+++ Information shown +++
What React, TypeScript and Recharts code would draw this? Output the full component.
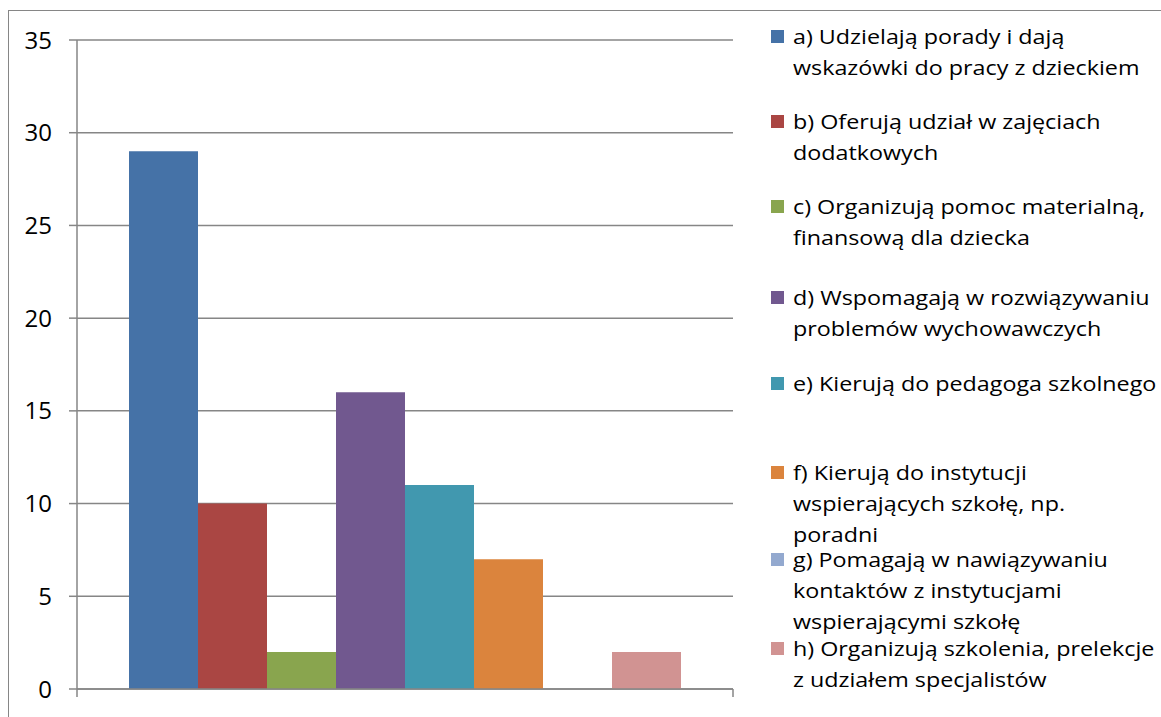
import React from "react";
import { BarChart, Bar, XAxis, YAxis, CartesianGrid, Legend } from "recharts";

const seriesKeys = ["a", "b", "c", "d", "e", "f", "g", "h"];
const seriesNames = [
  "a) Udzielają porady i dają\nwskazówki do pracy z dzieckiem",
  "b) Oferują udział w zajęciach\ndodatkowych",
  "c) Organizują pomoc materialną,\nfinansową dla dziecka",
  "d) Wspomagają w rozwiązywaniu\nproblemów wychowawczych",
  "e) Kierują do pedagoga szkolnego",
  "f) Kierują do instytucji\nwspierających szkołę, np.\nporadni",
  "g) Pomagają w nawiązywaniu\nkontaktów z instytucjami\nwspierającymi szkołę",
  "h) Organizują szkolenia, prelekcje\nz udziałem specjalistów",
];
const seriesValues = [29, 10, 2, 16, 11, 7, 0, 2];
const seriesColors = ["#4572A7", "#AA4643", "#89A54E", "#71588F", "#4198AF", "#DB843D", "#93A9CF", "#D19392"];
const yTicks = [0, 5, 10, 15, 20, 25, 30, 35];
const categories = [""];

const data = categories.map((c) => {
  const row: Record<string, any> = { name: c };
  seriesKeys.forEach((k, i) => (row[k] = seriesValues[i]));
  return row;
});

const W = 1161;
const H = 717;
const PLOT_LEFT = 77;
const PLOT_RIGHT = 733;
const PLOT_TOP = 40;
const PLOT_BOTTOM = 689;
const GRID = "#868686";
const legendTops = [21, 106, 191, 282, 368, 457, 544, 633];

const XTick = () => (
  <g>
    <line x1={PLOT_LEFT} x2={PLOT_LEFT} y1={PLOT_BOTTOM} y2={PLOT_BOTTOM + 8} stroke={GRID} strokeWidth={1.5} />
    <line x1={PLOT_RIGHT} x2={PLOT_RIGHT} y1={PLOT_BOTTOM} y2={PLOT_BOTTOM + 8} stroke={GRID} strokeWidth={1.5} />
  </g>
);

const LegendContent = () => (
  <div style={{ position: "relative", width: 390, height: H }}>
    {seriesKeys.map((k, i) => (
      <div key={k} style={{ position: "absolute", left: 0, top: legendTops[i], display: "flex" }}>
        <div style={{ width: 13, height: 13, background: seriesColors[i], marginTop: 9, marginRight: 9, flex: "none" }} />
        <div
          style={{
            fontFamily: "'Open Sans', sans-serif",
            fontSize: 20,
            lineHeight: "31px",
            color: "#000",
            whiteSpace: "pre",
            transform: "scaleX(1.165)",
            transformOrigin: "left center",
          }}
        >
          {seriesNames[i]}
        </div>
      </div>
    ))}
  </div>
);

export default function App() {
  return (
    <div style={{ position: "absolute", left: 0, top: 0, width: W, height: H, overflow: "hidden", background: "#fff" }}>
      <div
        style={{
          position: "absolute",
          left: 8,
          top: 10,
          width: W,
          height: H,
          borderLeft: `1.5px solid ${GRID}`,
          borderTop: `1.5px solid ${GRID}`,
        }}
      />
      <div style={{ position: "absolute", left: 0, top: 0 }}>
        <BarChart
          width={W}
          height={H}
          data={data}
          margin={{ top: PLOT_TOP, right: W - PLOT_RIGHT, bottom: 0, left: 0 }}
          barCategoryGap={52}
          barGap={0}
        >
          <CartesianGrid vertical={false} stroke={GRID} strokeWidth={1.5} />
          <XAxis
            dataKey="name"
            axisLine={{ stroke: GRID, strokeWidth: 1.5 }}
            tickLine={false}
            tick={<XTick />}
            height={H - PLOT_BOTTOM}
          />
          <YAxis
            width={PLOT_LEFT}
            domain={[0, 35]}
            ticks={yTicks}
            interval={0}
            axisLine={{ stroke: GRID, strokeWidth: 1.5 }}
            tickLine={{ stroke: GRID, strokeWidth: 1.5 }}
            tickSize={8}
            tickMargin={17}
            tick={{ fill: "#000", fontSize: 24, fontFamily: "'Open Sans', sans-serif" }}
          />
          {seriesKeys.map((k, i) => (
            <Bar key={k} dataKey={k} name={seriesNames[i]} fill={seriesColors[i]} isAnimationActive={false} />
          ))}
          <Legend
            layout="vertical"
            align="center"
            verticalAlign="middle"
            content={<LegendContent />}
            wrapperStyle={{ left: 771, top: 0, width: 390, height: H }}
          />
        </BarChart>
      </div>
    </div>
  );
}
+++
◆ **Task instructions**
Repeat all the data as it stands, dropping any images it holds.

◆ **Exercise answer**
What React, TypeScript and Recharts code would draw this? Output the full component.
import React from "react";
import { BarChart, Bar, XAxis, YAxis, CartesianGrid, Legend } from "recharts";

const seriesKeys = ["a", "b", "c", "d", "e", "f", "g", "h"];
const seriesNames = [
  "a) Udzielają porady i dają\nwskazówki do pracy z dzieckiem",
  "b) Oferują udział w zajęciach\ndodatkowych",
  "c) Organizują pomoc materialną,\nfinansową dla dziecka",
  "d) Wspomagają w rozwiązywaniu\nproblemów wychowawczych",
  "e) Kierują do pedagoga szkolnego",
  "f) Kierują do instytucji\nwspierających szkołę, np.\nporadni",
  "g) Pomagają w nawiązywaniu\nkontaktów z instytucjami\nwspierającymi szkołę",
  "h) Organizują szkolenia, prelekcje\nz udziałem specjalistów",
];
const seriesValues = [29, 10, 2, 16, 11, 7, 0, 2];
const seriesColors = ["#4572A7", "#AA4643", "#89A54E", "#71588F", "#4198AF", "#DB843D", "#93A9CF", "#D19392"];
const yTicks = [0, 5, 10, 15, 20, 25, 30, 35];
const categories = [""];

const data = categories.map((c) => {
  const row: Record<string, any> = { name: c };
  seriesKeys.forEach((k, i) => (row[k] = seriesValues[i]));
  return row;
});

const W = 1161;
const H = 717;
const PLOT_LEFT = 77;
const PLOT_RIGHT = 733;
const PLOT_TOP = 40;
const PLOT_BOTTOM = 689;
const GRID = "#868686";
const legendTops = [21, 106, 191, 282, 368, 457, 544, 633];

const XTick = () => (
  <g>
    <line x1={PLOT_LEFT} x2={PLOT_LEFT} y1={PLOT_BOTTOM} y2={PLOT_BOTTOM + 8} stroke={GRID} strokeWidth={1.5} />
    <line x1={PLOT_RIGHT} x2={PLOT_RIGHT} y1={PLOT_BOTTOM} y2={PLOT_BOTTOM + 8} stroke={GRID} strokeWidth={1.5} />
  </g>
);

const LegendContent = () => (
  <div style={{ position: "relative", width: 390, height: H }}>
    {seriesKeys.map((k, i) => (
      <div key={k} style={{ position: "absolute", left: 0, top: legendTops[i], display: "flex" }}>
        <div style={{ width: 13, height: 13, background: seriesColors[i], marginTop: 9, marginRight: 9, flex: "none" }} />
        <div
          style={{
            fontFamily: "'Open Sans', sans-serif",
            fontSize: 20,
            lineHeight: "31px",
            color: "#000",
            whiteSpace: "pre",
            transform: "scaleX(1.165)",
            transformOrigin: "left center",
          }}
        >
          {seriesNames[i]}
        </div>
      </div>
    ))}
  </div>
);

export default function App() {
  return (
    <div style={{ position: "absolute", left: 0, top: 0, width: W, height: H, overflow: "hidden", background: "#fff" }}>
      <div
        style={{
          position: "absolute",
          left: 8,
          top: 10,
          width: W,
          height: H,
          borderLeft: `1.5px solid ${GRID}`,
          borderTop: `1.5px solid ${GRID}`,
        }}
      />
      <div style={{ position: "absolute", left: 0, top: 0 }}>
        <BarChart
          width={W}
          height={H}
          data={data}
          margin={{ top: PLOT_TOP, right: W - PLOT_RIGHT, bottom: 0, left: 0 }}
          barCategoryGap={52}
          barGap={0}
        >
          <CartesianGrid vertical={false} stroke={GRID} strokeWidth={1.5} />
          <XAxis
            dataKey="name"
            axisLine={{ stroke: GRID, strokeWidth: 1.5 }}
            tickLine={false}
            tick={<XTick />}
            height={H - PLOT_BOTTOM}
          />
          <YAxis
            width={PLOT_LEFT}
            domain={[0, 35]}
            ticks={yTicks}
            interval={0}
            axisLine={{ stroke: GRID, strokeWidth: 1.5 }}
            tickLine={{ stroke: GRID, strokeWidth: 1.5 }}
            tickSize={8}
            tickMargin={17}
            tick={{ fill: "#000", fontSize: 24, fontFamily: "'Open Sans', sans-serif" }}
          />
          {seriesKeys.map((k, i) => (
            <Bar key={k} dataKey={k} name={seriesNames[i]} fill={seriesColors[i]} isAnimationActive={false} />
          ))}
          <Legend
            layout="vertical"
            align="center"
            verticalAlign="middle"
            content={<LegendContent />}
            wrapperStyle={{ left: 771, top: 0, width: 390, height: H }}
          />
        </BarChart>
      </div>
    </div>
  );
}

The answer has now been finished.